Objetivamente, é uma crença tão fundamentada quanto a crença em pequenos duendes que vivem na floresta, ou seja, não é fundamentada em nada a não ser na percepção de indivíduos. O problema é que ser aberto a teorias como essa faz com que as pessoas sejam abertas a especulações que se encontram fora da sistematização científica do conhecimento e, portanto, não são possíveis de serem refutadas empiricamente, segue o exemplo. Muitas pessoas creem no espírito e acreditam que esse surge no momento da concepção. A muitas dessas pessoas não importam provas de que o feto não sente e não é consciente até o desenvolvimento do sistema nervoso para convencê-las de que o aborto deva ser permitido. Elas simplesmente são imunes a esse tipo de argumento científico porque acreditam em “outras verdades” que não podem ser cientificamente validadas.

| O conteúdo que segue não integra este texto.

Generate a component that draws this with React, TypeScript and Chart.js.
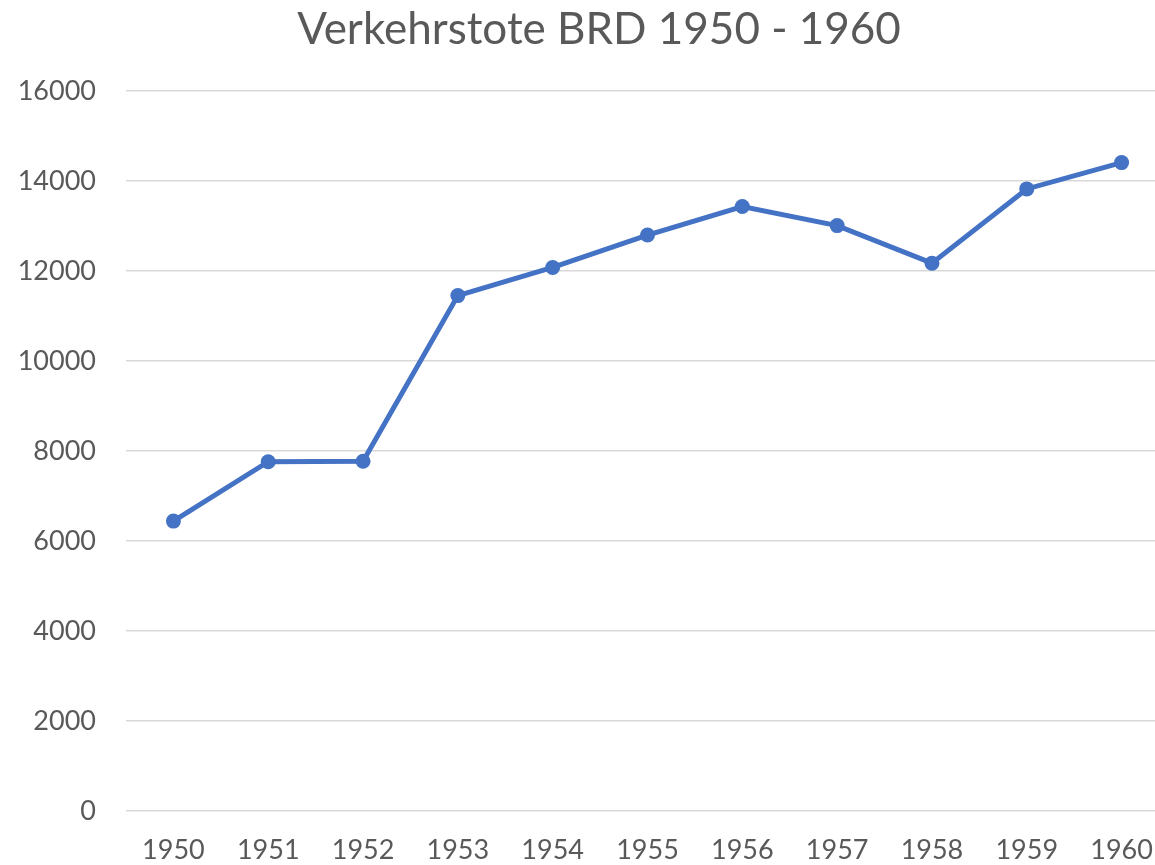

Ser cético é, portanto - e acima de tudo - ser vulnerável. Significa sujeitar-se à prova, mesmo que essas abalem substancialmente tudo o que você entende como verdadeiro. É a disposição a ser refutado e, consequentemente, de aprimorar o que você já tem de conhecimento sistematizado. Em tempos atuais, sistemas de crenças invulneráveis ao empirismo estão crescendo nas bolhas virtuais - como a astrologia, o terraplanismo e o populismo - e o ceticismo se mostra cada dia mais necessário para que as pessoas sempre questionem o que lhes aparece como informação na internet e para que essas bolhas se tornem vulneráveis, ou seja, “estouráveis”.